» **BRIEF**
Output the full listing below exactly as it reads, and skip anything that is a picture.

Charts and diagrams as code:
┌──
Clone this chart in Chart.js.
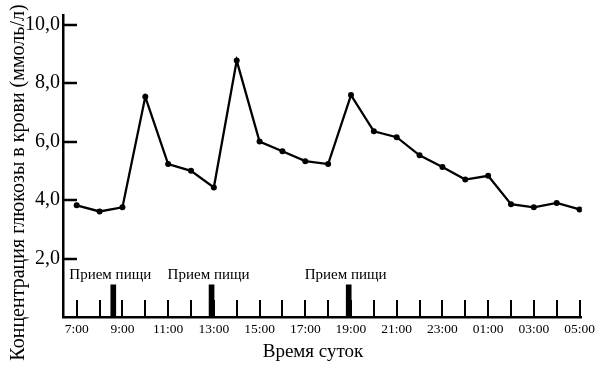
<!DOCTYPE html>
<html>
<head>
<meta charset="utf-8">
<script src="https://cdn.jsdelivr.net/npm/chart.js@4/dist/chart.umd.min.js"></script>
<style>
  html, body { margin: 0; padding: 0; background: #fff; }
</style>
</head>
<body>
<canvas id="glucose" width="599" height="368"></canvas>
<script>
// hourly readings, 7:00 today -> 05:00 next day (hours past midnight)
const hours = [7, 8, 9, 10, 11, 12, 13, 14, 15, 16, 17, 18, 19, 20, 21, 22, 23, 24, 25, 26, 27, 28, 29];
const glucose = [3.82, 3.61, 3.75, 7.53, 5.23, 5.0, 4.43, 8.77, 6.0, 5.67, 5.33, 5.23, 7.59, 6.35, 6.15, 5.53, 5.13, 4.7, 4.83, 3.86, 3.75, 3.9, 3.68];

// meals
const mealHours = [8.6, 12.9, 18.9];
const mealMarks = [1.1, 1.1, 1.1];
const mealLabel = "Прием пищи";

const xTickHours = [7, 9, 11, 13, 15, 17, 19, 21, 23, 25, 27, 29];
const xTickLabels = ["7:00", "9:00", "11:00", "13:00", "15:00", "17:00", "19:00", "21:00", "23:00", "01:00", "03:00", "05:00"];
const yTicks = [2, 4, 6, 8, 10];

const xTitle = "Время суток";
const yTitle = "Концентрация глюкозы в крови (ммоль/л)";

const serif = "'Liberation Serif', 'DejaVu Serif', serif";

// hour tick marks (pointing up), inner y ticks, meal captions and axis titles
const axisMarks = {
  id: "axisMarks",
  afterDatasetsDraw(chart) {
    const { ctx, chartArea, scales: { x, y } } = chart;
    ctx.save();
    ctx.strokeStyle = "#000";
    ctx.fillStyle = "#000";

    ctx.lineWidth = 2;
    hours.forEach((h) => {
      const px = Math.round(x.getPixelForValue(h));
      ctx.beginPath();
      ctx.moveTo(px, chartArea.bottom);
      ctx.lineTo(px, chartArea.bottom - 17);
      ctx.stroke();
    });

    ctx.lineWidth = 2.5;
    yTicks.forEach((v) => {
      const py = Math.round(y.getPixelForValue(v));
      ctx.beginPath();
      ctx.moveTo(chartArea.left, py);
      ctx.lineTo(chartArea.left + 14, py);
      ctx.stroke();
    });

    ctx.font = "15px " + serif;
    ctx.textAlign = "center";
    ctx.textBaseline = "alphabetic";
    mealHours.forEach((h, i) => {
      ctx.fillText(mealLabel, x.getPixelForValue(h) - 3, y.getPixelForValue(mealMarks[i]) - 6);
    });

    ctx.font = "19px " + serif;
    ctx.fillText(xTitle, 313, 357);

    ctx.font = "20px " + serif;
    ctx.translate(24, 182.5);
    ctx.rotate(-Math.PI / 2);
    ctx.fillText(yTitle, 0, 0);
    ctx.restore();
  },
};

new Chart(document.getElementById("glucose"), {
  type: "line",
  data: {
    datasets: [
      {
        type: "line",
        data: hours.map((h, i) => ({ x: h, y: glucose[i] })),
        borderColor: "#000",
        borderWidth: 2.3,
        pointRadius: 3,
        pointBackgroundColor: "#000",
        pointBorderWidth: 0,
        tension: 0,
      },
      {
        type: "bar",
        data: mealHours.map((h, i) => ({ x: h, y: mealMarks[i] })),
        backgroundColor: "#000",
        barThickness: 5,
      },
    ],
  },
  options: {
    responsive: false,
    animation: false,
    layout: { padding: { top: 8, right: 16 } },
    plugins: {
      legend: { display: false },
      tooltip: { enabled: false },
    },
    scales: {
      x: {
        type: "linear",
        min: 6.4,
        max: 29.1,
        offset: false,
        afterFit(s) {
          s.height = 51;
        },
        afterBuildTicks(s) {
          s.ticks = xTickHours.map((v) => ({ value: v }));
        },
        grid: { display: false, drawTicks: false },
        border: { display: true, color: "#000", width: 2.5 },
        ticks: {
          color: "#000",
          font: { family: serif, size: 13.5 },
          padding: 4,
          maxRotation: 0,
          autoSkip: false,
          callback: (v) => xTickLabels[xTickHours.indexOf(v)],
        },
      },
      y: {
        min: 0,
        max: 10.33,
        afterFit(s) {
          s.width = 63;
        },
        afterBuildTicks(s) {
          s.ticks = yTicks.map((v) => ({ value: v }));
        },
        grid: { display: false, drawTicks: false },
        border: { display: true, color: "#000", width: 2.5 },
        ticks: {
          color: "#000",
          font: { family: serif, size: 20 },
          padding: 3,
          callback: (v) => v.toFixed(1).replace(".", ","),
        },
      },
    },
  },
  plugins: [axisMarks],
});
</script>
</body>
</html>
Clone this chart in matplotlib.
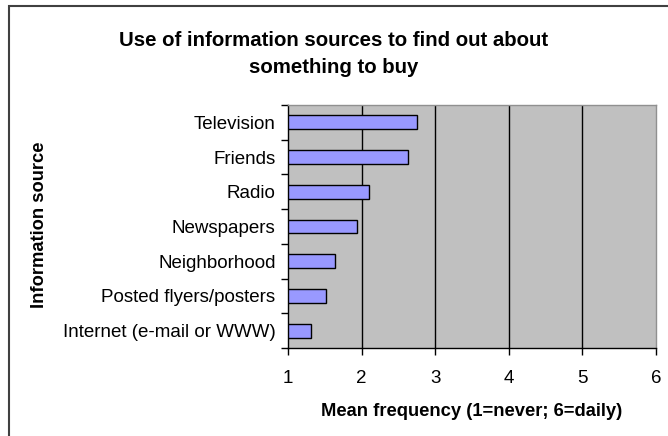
└──
» **THE RESPONSE**
Clone this chart in Chart.js.
<!DOCTYPE html>
<html>
<head>
<meta charset="utf-8">
<script src="https://cdn.jsdelivr.net/npm/chart.js@4/dist/chart.umd.min.js"></script>
<style>
  html, body { margin: 0; padding: 0; background: #fff; }
</style>
</head>
<body>
<canvas id="glucose" width="599" height="368"></canvas>
<script>
// hourly readings, 7:00 today -> 05:00 next day (hours past midnight)
const hours = [7, 8, 9, 10, 11, 12, 13, 14, 15, 16, 17, 18, 19, 20, 21, 22, 23, 24, 25, 26, 27, 28, 29];
const glucose = [3.82, 3.61, 3.75, 7.53, 5.23, 5.0, 4.43, 8.77, 6.0, 5.67, 5.33, 5.23, 7.59, 6.35, 6.15, 5.53, 5.13, 4.7, 4.83, 3.86, 3.75, 3.9, 3.68];

// meals
const mealHours = [8.6, 12.9, 18.9];
const mealMarks = [1.1, 1.1, 1.1];
const mealLabel = "Прием пищи";

const xTickHours = [7, 9, 11, 13, 15, 17, 19, 21, 23, 25, 27, 29];
const xTickLabels = ["7:00", "9:00", "11:00", "13:00", "15:00", "17:00", "19:00", "21:00", "23:00", "01:00", "03:00", "05:00"];
const yTicks = [2, 4, 6, 8, 10];

const xTitle = "Время суток";
const yTitle = "Концентрация глюкозы в крови (ммоль/л)";

const serif = "'Liberation Serif', 'DejaVu Serif', serif";

// hour tick marks (pointing up), inner y ticks, meal captions and axis titles
const axisMarks = {
  id: "axisMarks",
  afterDatasetsDraw(chart) {
    const { ctx, chartArea, scales: { x, y } } = chart;
    ctx.save();
    ctx.strokeStyle = "#000";
    ctx.fillStyle = "#000";

    ctx.lineWidth = 2;
    hours.forEach((h) => {
      const px = Math.round(x.getPixelForValue(h));
      ctx.beginPath();
      ctx.moveTo(px, chartArea.bottom);
      ctx.lineTo(px, chartArea.bottom - 17);
      ctx.stroke();
    });

    ctx.lineWidth = 2.5;
    yTicks.forEach((v) => {
      const py = Math.round(y.getPixelForValue(v));
      ctx.beginPath();
      ctx.moveTo(chartArea.left, py);
      ctx.lineTo(chartArea.left + 14, py);
      ctx.stroke();
    });

    ctx.font = "15px " + serif;
    ctx.textAlign = "center";
    ctx.textBaseline = "alphabetic";
    mealHours.forEach((h, i) => {
      ctx.fillText(mealLabel, x.getPixelForValue(h) - 3, y.getPixelForValue(mealMarks[i]) - 6);
    });

    ctx.font = "19px " + serif;
    ctx.fillText(xTitle, 313, 357);

    ctx.font = "20px " + serif;
    ctx.translate(24, 182.5);
    ctx.rotate(-Math.PI / 2);
    ctx.fillText(yTitle, 0, 0);
    ctx.restore();
  },
};

new Chart(document.getElementById("glucose"), {
  type: "line",
  data: {
    datasets: [
      {
        type: "line",
        data: hours.map((h, i) => ({ x: h, y: glucose[i] })),
        borderColor: "#000",
        borderWidth: 2.3,
        pointRadius: 3,
        pointBackgroundColor: "#000",
        pointBorderWidth: 0,
        tension: 0,
      },
      {
        type: "bar",
        data: mealHours.map((h, i) => ({ x: h, y: mealMarks[i] })),
        backgroundColor: "#000",
        barThickness: 5,
      },
    ],
  },
  options: {
    responsive: false,
    animation: false,
    layout: { padding: { top: 8, right: 16 } },
    plugins: {
      legend: { display: false },
      tooltip: { enabled: false },
    },
    scales: {
      x: {
        type: "linear",
        min: 6.4,
        max: 29.1,
        offset: false,
        afterFit(s) {
          s.height = 51;
        },
        afterBuildTicks(s) {
          s.ticks = xTickHours.map((v) => ({ value: v }));
        },
        grid: { display: false, drawTicks: false },
        border: { display: true, color: "#000", width: 2.5 },
        ticks: {
          color: "#000",
          font: { family: serif, size: 13.5 },
          padding: 4,
          maxRotation: 0,
          autoSkip: false,
          callback: (v) => xTickLabels[xTickHours.indexOf(v)],
        },
      },
      y: {
        min: 0,
        max: 10.33,
        afterFit(s) {
          s.width = 63;
        },
        afterBuildTicks(s) {
          s.ticks = yTicks.map((v) => ({ value: v }));
        },
        grid: { display: false, drawTicks: false },
        border: { display: true, color: "#000", width: 2.5 },
        ticks: {
          color: "#000",
          font: { family: serif, size: 20 },
          padding: 3,
          callback: (v) => v.toFixed(1).replace(".", ","),
        },
      },
    },
  },
  plugins: [axisMarks],
});
</script>
</body>
</html>
Clone this chart in matplotlib.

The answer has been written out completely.